# PROVIDED RECORDS start

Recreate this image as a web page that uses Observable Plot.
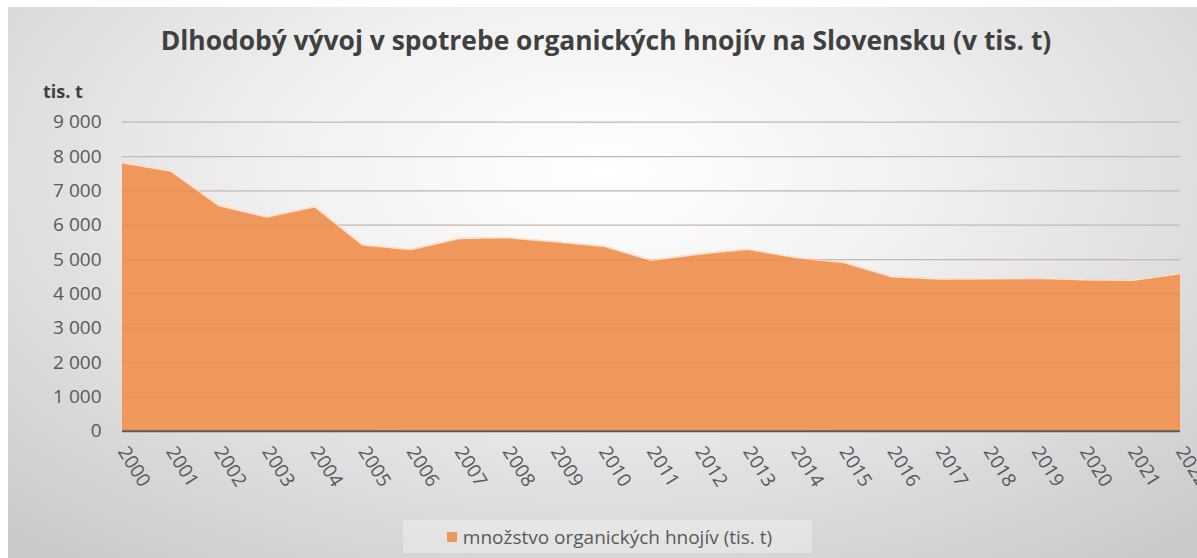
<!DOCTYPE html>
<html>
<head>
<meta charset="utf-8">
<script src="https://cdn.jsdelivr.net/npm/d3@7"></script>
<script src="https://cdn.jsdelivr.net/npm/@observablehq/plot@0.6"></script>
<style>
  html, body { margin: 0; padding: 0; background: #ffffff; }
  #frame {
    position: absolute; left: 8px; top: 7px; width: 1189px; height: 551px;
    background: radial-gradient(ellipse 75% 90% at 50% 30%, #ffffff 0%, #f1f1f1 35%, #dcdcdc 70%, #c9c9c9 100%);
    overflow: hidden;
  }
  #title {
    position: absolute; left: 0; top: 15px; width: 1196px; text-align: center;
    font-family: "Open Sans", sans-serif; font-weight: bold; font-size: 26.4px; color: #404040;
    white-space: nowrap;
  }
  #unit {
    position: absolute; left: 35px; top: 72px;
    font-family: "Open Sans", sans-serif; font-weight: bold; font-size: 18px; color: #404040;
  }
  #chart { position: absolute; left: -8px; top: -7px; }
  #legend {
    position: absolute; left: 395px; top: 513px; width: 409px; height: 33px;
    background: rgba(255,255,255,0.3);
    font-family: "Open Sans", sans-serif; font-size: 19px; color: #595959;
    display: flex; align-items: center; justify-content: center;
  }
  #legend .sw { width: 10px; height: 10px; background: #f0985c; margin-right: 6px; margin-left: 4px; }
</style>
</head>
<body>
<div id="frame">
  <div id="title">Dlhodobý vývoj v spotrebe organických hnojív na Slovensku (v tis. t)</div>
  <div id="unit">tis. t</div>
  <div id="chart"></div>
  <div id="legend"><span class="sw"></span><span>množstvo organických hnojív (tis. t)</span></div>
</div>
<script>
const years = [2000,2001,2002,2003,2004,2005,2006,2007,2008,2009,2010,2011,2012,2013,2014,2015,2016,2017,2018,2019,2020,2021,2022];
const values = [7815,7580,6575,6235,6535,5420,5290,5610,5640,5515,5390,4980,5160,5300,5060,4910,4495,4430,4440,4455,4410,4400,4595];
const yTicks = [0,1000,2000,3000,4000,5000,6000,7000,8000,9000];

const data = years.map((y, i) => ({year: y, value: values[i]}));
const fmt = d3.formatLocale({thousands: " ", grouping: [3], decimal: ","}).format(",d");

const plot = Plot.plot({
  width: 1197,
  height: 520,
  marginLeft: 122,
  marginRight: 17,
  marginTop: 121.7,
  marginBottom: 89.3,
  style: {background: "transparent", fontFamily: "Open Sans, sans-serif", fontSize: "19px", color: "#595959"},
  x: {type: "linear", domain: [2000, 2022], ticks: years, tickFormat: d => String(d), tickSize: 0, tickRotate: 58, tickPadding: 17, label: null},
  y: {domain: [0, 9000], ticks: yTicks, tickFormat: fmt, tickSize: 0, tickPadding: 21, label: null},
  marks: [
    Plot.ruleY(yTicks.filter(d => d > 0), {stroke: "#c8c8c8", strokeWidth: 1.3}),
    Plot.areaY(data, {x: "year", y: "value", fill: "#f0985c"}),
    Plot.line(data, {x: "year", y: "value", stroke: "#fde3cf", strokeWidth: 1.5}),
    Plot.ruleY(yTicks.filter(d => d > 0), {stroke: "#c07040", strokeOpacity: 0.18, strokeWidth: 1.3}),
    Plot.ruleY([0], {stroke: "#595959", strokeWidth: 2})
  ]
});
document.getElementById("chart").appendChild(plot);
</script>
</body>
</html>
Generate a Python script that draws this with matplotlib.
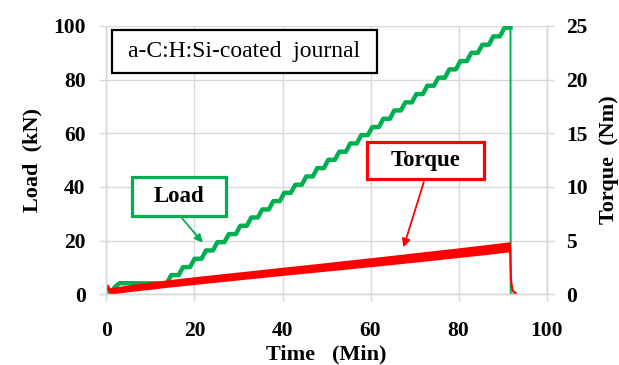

# PROVIDED RECORDS end

» TASK STATEMENT:
Transcribe the whole listing exactly. Pictures are excluded.

» TASK ANSWER:
Recreate this image as a web page that uses Observable Plot.
<!DOCTYPE html>
<html>
<head>
<meta charset="utf-8">
<script src="https://cdn.jsdelivr.net/npm/d3@7"></script>
<script src="https://cdn.jsdelivr.net/npm/@observablehq/plot@0.6"></script>
<style>
  html, body { margin: 0; padding: 0; background: #ffffff; }
  #frame {
    position: absolute; left: 8px; top: 7px; width: 1189px; height: 551px;
    background: radial-gradient(ellipse 75% 90% at 50% 30%, #ffffff 0%, #f1f1f1 35%, #dcdcdc 70%, #c9c9c9 100%);
    overflow: hidden;
  }
  #title {
    position: absolute; left: 0; top: 15px; width: 1196px; text-align: center;
    font-family: "Open Sans", sans-serif; font-weight: bold; font-size: 26.4px; color: #404040;
    white-space: nowrap;
  }
  #unit {
    position: absolute; left: 35px; top: 72px;
    font-family: "Open Sans", sans-serif; font-weight: bold; font-size: 18px; color: #404040;
  }
  #chart { position: absolute; left: -8px; top: -7px; }
  #legend {
    position: absolute; left: 395px; top: 513px; width: 409px; height: 33px;
    background: rgba(255,255,255,0.3);
    font-family: "Open Sans", sans-serif; font-size: 19px; color: #595959;
    display: flex; align-items: center; justify-content: center;
  }
  #legend .sw { width: 10px; height: 10px; background: #f0985c; margin-right: 6px; margin-left: 4px; }
</style>
</head>
<body>
<div id="frame">
  <div id="title">Dlhodobý vývoj v spotrebe organických hnojív na Slovensku (v tis. t)</div>
  <div id="unit">tis. t</div>
  <div id="chart"></div>
  <div id="legend"><span class="sw"></span><span>množstvo organických hnojív (tis. t)</span></div>
</div>
<script>
const years = [2000,2001,2002,2003,2004,2005,2006,2007,2008,2009,2010,2011,2012,2013,2014,2015,2016,2017,2018,2019,2020,2021,2022];
const values = [7815,7580,6575,6235,6535,5420,5290,5610,5640,5515,5390,4980,5160,5300,5060,4910,4495,4430,4440,4455,4410,4400,4595];
const yTicks = [0,1000,2000,3000,4000,5000,6000,7000,8000,9000];

const data = years.map((y, i) => ({year: y, value: values[i]}));
const fmt = d3.formatLocale({thousands: " ", grouping: [3], decimal: ","}).format(",d");

const plot = Plot.plot({
  width: 1197,
  height: 520,
  marginLeft: 122,
  marginRight: 17,
  marginTop: 121.7,
  marginBottom: 89.3,
  style: {background: "transparent", fontFamily: "Open Sans, sans-serif", fontSize: "19px", color: "#595959"},
  x: {type: "linear", domain: [2000, 2022], ticks: years, tickFormat: d => String(d), tickSize: 0, tickRotate: 58, tickPadding: 17, label: null},
  y: {domain: [0, 9000], ticks: yTicks, tickFormat: fmt, tickSize: 0, tickPadding: 21, label: null},
  marks: [
    Plot.ruleY(yTicks.filter(d => d > 0), {stroke: "#c8c8c8", strokeWidth: 1.3}),
    Plot.areaY(data, {x: "year", y: "value", fill: "#f0985c"}),
    Plot.line(data, {x: "year", y: "value", stroke: "#fde3cf", strokeWidth: 1.5}),
    Plot.ruleY(yTicks.filter(d => d > 0), {stroke: "#c07040", strokeOpacity: 0.18, strokeWidth: 1.3}),
    Plot.ruleY([0], {stroke: "#595959", strokeWidth: 2})
  ]
});
document.getElementById("chart").appendChild(plot);
</script>
</body>
</html>
Generate a Python script that draws this with matplotlib.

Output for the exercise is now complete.